Project description: Fluid dynamics are one of the most challenging problem settings for numerical simulators, due to the need for a very fine-grained discretization of the system in order to accurately resolve the physical phenomena. At the same time, these simulations are ubiquitous in scientific and industry applications, for example in the design of airplanes and in climate modeling. As such, there is a huge demand for surrogate simulation models, which are substantially faster than the high-fidelity counterparts, at the cost of hopefully small errors. 

Recently, deep learning has been gaining traction as a tool for learning such surrogate simulators directly from data. These neural simulators can simulate orders of magnitude faster, while their errors are relatively low.
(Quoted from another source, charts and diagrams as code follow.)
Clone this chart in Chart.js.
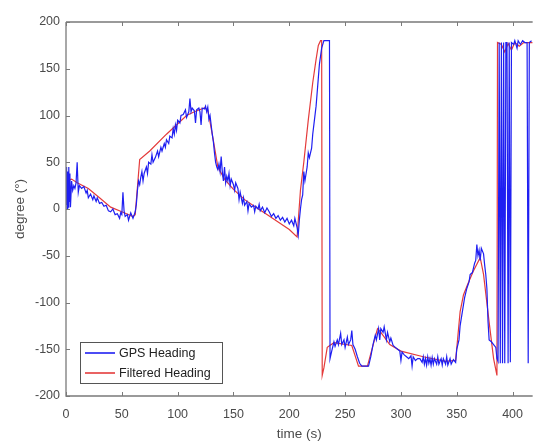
<!DOCTYPE html>
<html>
<head>
<meta charset="utf-8">
<script src="https://cdn.jsdelivr.net/npm/chart.js@4"></script>
<style>
    body { margin: 0; background: #fff; }
</style>
</head>
<body>
<canvas id="chart-heading" width="534" height="442"></canvas>
<script>
// GPS heading (raw) - time in seconds, heading in degrees
const gpsTime = [0, 0.5, 1, 1.5, 2, 2.5, 3, 3.5, 4, 5, 6, 7, 8, 9, 10, 11, 12, 14, 16, 18, 19, 20, 22, 24, 25, 27, 28, 30, 32, 34, 36, 38, 40, 42, 44, 46, 48, 49, 50, 51, 52, 53, 55, 56, 58, 60, 62,
    63, 64, 65, 66, 67, 68, 69, 70, 72, 73, 74, 76, 77, 78, 80, 82, 83, 85, 86, 88, 89, 90, 92, 93, 95, 96, 97, 98, 99, 100, 102, 103, 105, 107, 108, 110, 111, 112, 113, 115, 116, 117, 119, 120, 121, 122, 124, 125, 126, 127, 128, 129,
    130, 131, 132, 133, 134, 135, 136, 137, 138, 139, 140, 141, 142, 143, 144, 145, 146, 147, 148, 150, 151, 152, 154, 155, 156, 158, 159, 160, 162, 163, 164, 166, 168, 169, 170, 172, 173, 174, 176, 178, 180, 182, 184, 186, 188, 190, 192, 194, 196, 198, 200, 202, 204, 205, 207, 208, 209,
    210, 211, 212, 213, 214, 216, 217, 218, 220, 221, 222, 224, 226, 227, 229, 231, 233, 235, 236, 236.5, 237, 238, 240, 241, 243, 244, 246, 247, 249, 250, 252, 253, 255, 256, 257, 259, 261, 263, 265, 268, 271, 273, 275, 277, 278, 280, 281, 282, 284, 285, 287, 288, 290, 291, 293, 295, 297, 299,
    300, 301, 303, 305, 307, 309, 310, 311, 313, 315, 317, 319, 320, 321, 322, 323, 324, 325, 326, 327, 328, 329, 330, 332, 333, 334, 336, 337, 338, 340, 341, 342, 344, 345, 347, 349,
    350, 352, 353, 355, 357, 359, 361, 362, 364, 366, 367, 368, 369, 370, 371, 372, 374, 375, 376, 377, 378, 379, 381, 383, 385, 386, 387, 388, 389, 390, 391, 392, 393, 394, 395, 396, 397, 398, 399, 401, 402, 404, 405, 407, 409, 411, 413, 414, 415, 417];
const gpsHeading = [5, 45, 0, 40, 2, 45, 8, 38, 2, 30, 20, 25, 22, 28, 50, 18, 25, 22, 24, 17, 20, 12, 16, 10, 14, 8, 12, 6, 7, 3, 4, -2, -3, 0, -6, -5, -10, -4, -6, 18, -2, -8, -6, -12, -4, -10, -3,
    5, 20, 30, 26, 34, 40, 30, 38, 45, 38, 50, 48, 58, 50, 55, 62, 56, 66, 62, 70, 66, 74, 70, 78, 76, 86, 80, 90, 84, 95, 92, 100, 101, 106, 98, 104, 118, 104, 108, 105, 92, 106, 108, 104, 90, 108, 107, 110, 104, 109, 96, 100,
    90, 80, 72, 60, 50, 45, 42, 48, 40, 56, 40, 30, 45, 28, 35, 30, 38, 25, 32, 26, 20, 28, 22, 10, 18, 6, 12, 4, 8, -2, 6, 2, 4, -3, 3, 0, 5, -2, 2, -4, 1, -3, -8, -5, -10, -7, -12, -9, -14, -10, -16, -12, -18, -10, -20, -28, -12,
    0, 10, 15, 40, 30, 45, 60, 55, 65, 80, 90, 110, 140, 155, 172, 180, 180, 180, 180, -160, -160, -152, -142, -147, -140, -145, -133, -145, -140, -148, -137, -145, -140, -130, -145, -150, -158, -165, -168, -168, -168, -158, -145, -135, -140, -128, -140, -128, -132, -126, -140, -132, -142, -138, -146, -148, -150, -152,
    -162, -153, -156, -158, -160, -157, -168, -158, -162, -160, -160, -164, -158, -166, -160, -167, -158, -165, -160, -167, -159, -166, -160, -166, -158, -166, -160, -167, -160, -166, -158, -167, -160, -166, -161, -164,
    -150, -140, -125, -110, -95, -85, -78, -70, -68, -58, -55, -38, -50, -44, -55, -42, -48, -60, -70, -85, -120, -140, -142, -145, -148, -160, -163, 178, -165, 178, -165, 178, -165, 178, 178, -165, 178, -164, 178, 176, 180, 172, 180, 176, 180, 178, 178, -165, 178, 180];

// Filtered heading
const filtTime = [0, 5, 10, 20, 30, 40, 50, 60, 62, 66, 75, 90, 108, 115, 124, 127, 131, 136, 142, 150, 160, 170, 180, 190, 200, 207,
    210, 213, 217, 221, 224, 226, 228, 229, 229.5, 231, 234, 240, 256, 262, 270, 279, 282, 290, 300, 320, 340, 349,
    353, 356, 360, 365, 371, 374, 379, 383, 386, 386.5, 390, 393, 396, 399, 402, 406, 410, 418];
const filtHeading = [30, 32, 28, 22, 12, 2, -3, -8, -6, 53, 62, 80, 100, 104, 108, 106, 80, 45, 32, 21, 10, 2, -6, -14, -22, -30,
    20, 50, 95, 135, 160, 175, 180, 180, -178, -170, -148, -143, -146, -168, -168, -128, -132, -145, -152, -158, -163, -162,
    -110, -92, -80, -66, -52, -70, -121, -160, -178, 178, 176, 168, 177, 170, 178, 174, 178, 178];

const seriesLabels = ['GPS Heading', 'Filtered Heading'];
const seriesColors = ['#1f1ff2', '#e43b3b'];

const xTicks = [0, 50, 100, 150, 200, 250, 300, 350, 400];
const yTicks = [-200, -150, -100, -50, 0, 50, 100, 150, 200];

const axisColor = '#7a7a7a';
const textColor = '#4a4a4a';
const fontFamily = '"Liberation Sans", Arial, sans-serif';

function toPoints(ts, vs) {
    return ts.map((t, i) => ({ x: t, y: vs[i] }));
}

// matlab style box: left, bottom, top lines with inward ticks
const boxPlugin = {
    id: 'boxPlugin',
    afterDatasetsDraw(chart) {
        const { ctx, chartArea: a, scales } = chart;
        ctx.save();
        ctx.strokeStyle = axisColor;
        ctx.lineWidth = 1.3;
        ctx.beginPath();
        ctx.moveTo(a.left, a.top);
        ctx.lineTo(a.right, a.top);
        ctx.moveTo(a.left, a.top);
        ctx.lineTo(a.left, a.bottom);
        ctx.lineTo(a.right, a.bottom);
        ctx.stroke();

        ctx.lineWidth = 1;
        ctx.beginPath();
        xTicks.forEach(v => {
            const px = Math.round(scales.x.getPixelForValue(v)) + 0.5;
            ctx.moveTo(px, a.bottom);
            ctx.lineTo(px, a.bottom - 4);
            ctx.moveTo(px, a.top);
            ctx.lineTo(px, a.top + 4);
        });
        yTicks.forEach(v => {
            const py = Math.round(scales.y.getPixelForValue(v)) + 0.5;
            ctx.moveTo(a.left, py);
            ctx.lineTo(a.left + 4, py);
        });
        ctx.stroke();
        ctx.restore();
    }
};

// legend box in the lower left corner of the plot
const legendBoxPlugin = {
    id: 'legendBoxPlugin',
    afterDraw(chart) {
        const { ctx, chartArea: a } = chart;
        const x0 = a.left + 14, y0 = a.bottom - 54, w = 142, h = 41;
        ctx.save();
        ctx.fillStyle = '#fff';
        ctx.fillRect(x0, y0, w, h);
        ctx.strokeStyle = '#555';
        ctx.lineWidth = 1;
        ctx.strokeRect(x0 + 0.5, y0 + 0.5, w, h);
        ctx.font = '12.5px ' + fontFamily;
        ctx.textBaseline = 'middle';
        chart.data.datasets.forEach((ds, i) => {
            const yy = y0 + 11 + i * 20;
            ctx.strokeStyle = ds.borderColor;
            ctx.lineWidth = 1.6;
            ctx.beginPath();
            ctx.moveTo(x0 + 5, yy);
            ctx.lineTo(x0 + 35, yy);
            ctx.stroke();
            ctx.fillStyle = '#222';
            ctx.fillText(ds.label, x0 + 39, yy + 1);
        });
        ctx.restore();
    }
};

new Chart(document.getElementById('chart-heading'), {
    type: 'line',
    data: {
        datasets: [
            {
                label: seriesLabels[0],
                data: toPoints(gpsTime, gpsHeading),
                borderColor: seriesColors[0],
                borderWidth: 1.2,
                pointRadius: 0,
                tension: 0
            },
            {
                label: seriesLabels[1],
                data: toPoints(filtTime, filtHeading),
                borderColor: seriesColors[1],
                borderWidth: 1.2,
                pointRadius: 0,
                tension: 0
            }
        ]
    },
    options: {
        responsive: false,
        animation: false,
        layout: { padding: { top: 22, right: 0, left: 0, bottom: 0 } },
        plugins: {
            legend: { display: false },
            tooltip: { enabled: false }
        },
        scales: {
            x: {
                type: 'linear',
                min: 0,
                max: 418,
                afterFit: s => { s.height = 46; },
                grid: { display: false, tickLength: 0 },
                border: { display: false },
                ticks: {
                    stepSize: 50,
                    includeBounds: false,
                    maxRotation: 0,
                    padding: 11,
                    color: textColor,
                    font: { family: fontFamily, size: 12.5 }
                },
                title: {
                    display: true,
                    text: 'time (s)',
                    color: textColor,
                    padding: { top: 0, bottom: 0 },
                    font: { family: fontFamily, size: 13.5 }
                }
            },
            y: {
                min: -200,
                max: 200,
                afterFit: s => { s.width = 66; },
                grid: { display: false, tickLength: 0 },
                border: { display: false },
                ticks: {
                    stepSize: 50,
                    padding: 6,
                    color: textColor,
                    font: { family: fontFamily, size: 12.5 }
                },
                title: {
                    display: true,
                    text: 'degree (°)',
                    color: textColor,
                    padding: { top: 12, bottom: 0 },
                    font: { family: fontFamily, size: 13.5 }
                }
            }
        }
    },
    plugins: [boxPlugin, legendBoxPlugin]
});
</script>
</body>
</html>
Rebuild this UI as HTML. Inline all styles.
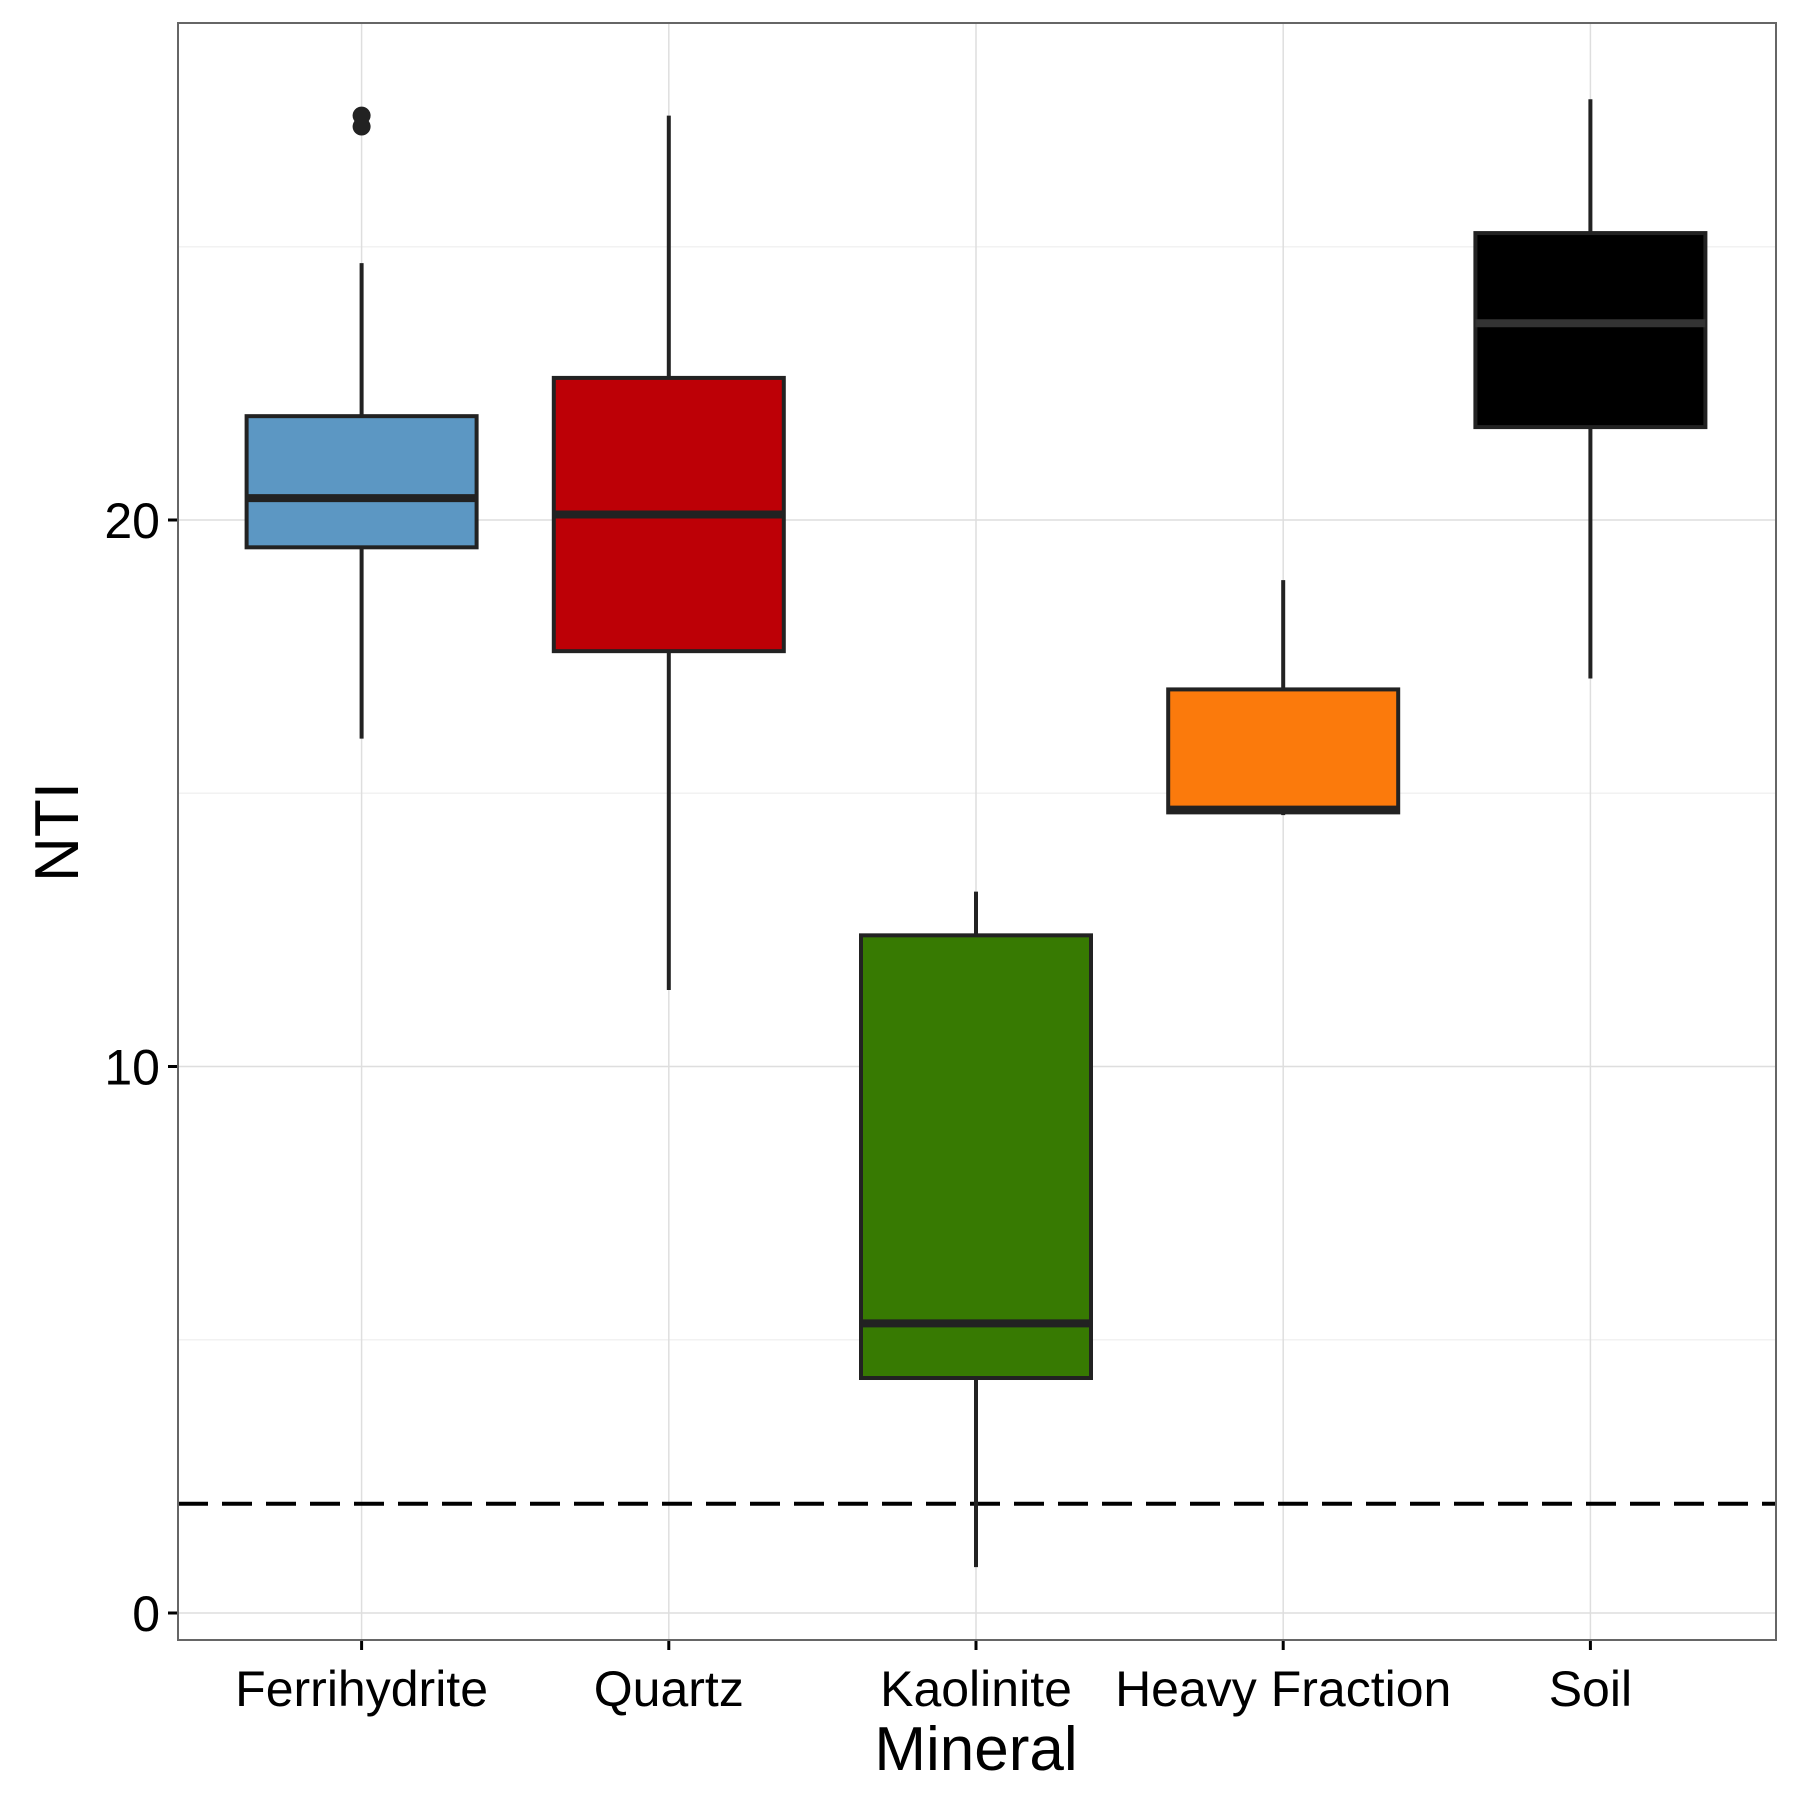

Interestingly, integrating domain knowledge in the form of physical symmetries into the model’s architecture can substantially improve performance, see e.g. [1, 2]. However, symmetry-informed methods are typically formulated as regression models, which means that they cannot take into account random effects that are often present in real-life systems. On the other hand, the few methods that address the modeling of random effects do not incorporate all physical symmetries; see [3,4] for examples of such methods.  

Goals: In this thesis project, you will focus on developing a new model architecture that can perform probabilistic simulation of fluid dynamics while taking the symmetries of the problem into account. One avenue to achieve this could be to take the EPNS framework [5], which we recently developed in our group, as a starting point. However, we encourage you to think out-of-the-box and come up with alternative approaches. To evaluate your method, you can look into fluid dynamics with inherently random effects, like in [3], and/or take a Bayesian perspective and use the learned probability distribution over system evolutions as a tool for uncertainty quantification, like in [4]. If successful, your method can have high-impact downstream applications by enabling data-efficient learning of fast probabilistic fluid dynamics simulation models.